If I can’t, I won’t - If I don’t, I will
(Unshared Territories of Imagined Communities)
year: open ended since 2024
material: index cards, carrier object
If I can’t, I won’t. If I don’t, I will (unshared territories of imagined communities) A refusal that unfolds into a necessity, a necessity that folds back into refusal. What does this oscillation reveal about the ‘imagined communities’ that condition our bodies, our gestures, our possibilities?
Benedict Anderson described nations as i m a g i n e d c o m m u n i t i e s —constructed affinities held together by symbols, narratives, in- and exclusions. This work borrows that notion, but reconfigures it through refusal. As affirmative refusal that reverberates across different contexts, adapting to prohibitions that mark the limits of belonging.

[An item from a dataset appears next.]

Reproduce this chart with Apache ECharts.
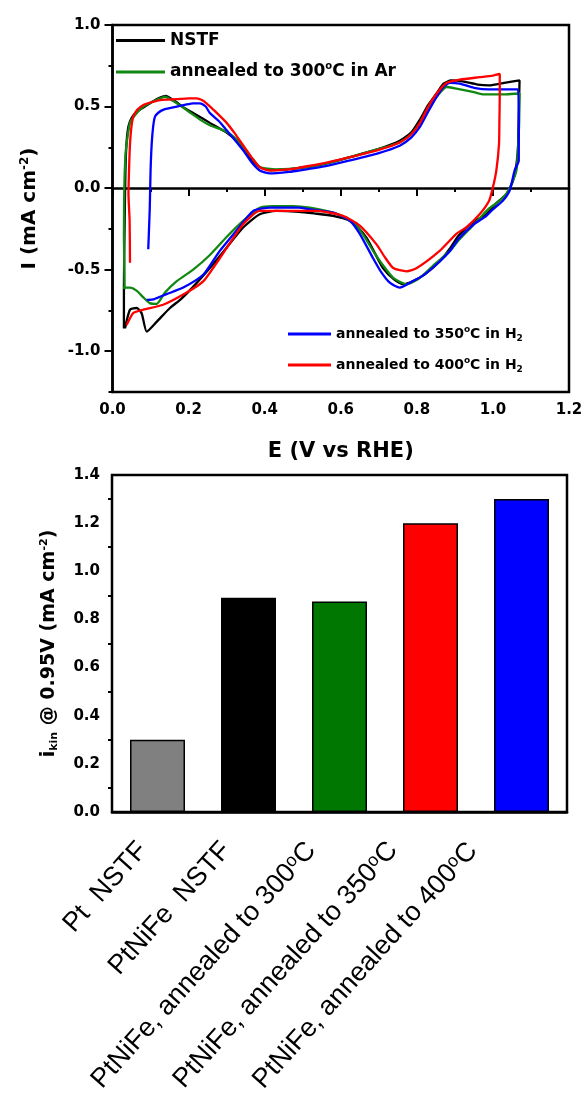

The work takes the form of an open-ended volume of index cards. Each card refers to a law or regulation—operating on different scales, from nation-state legislation to regional, municipal, or situational rules—that restricts practices fundamental to communal life. These are laws that regulate who may dance, sing, love, gather, plant, or remain present, and under what conditions. Doings so significant for sustaining community that they appear, from a human perspective, as practices that should not require permission at all—yet they are denied to certain bodies, in certain places, at certain times.
These restrictions gathered here, do not name their territories; they move away from exclusion across geographies. They are small enough to be carried across borders and smuggled from hand to hand, continued, altered. With the possibility that each encounter contributes to the open-ended-volume. The cards are like vessels for recognising architectures of control—how the nation-state is not only imagined but enforced, embedded in the gestures it allows or forbids. But if the restriction is also an opening, if the prohibition reveals its undoing, then the loop continues: If I can’t, I won’t. If I don’t, I will.
Where does the impossibility fracture? Where does the prohibition turn porous? Where does the unshared dissolve?
Material structure / research format
The work consists of an open-ended collection of index cards, each recording a specific everyday activity that is restricted or prohibited within a given legal or administrative context—ranging from nation-state legislation to regional, municipal, and situational regulations—despite functioning, from a human perspective, as a socially shared or communal practice. Rather than cataloguing laws according to a single jurisdictional scale, the cards document prohibitions across multiple levels of governance. These rules often appear minor, intuitive, or counterintuitive when encountered in daily life. The entries are gathered through an ongoing research process and remain physically mobile via a carrier object.
The volume expands over time through encounters, conversations, and the contexts in which the work is presented. New cards emerge through exchanges with participants, who contribute practices that are limited or forbidden in their respective environments. The project does not privilege one legal scale over another; instead, it juxtaposes regulations across different levels in order to trace how belonging is conditioned through varying degrees of abstraction. In this way, the volume develops collaboratively and remains intentionally incomplete, foregrounding artistic research as a relational, embodied, and situated process.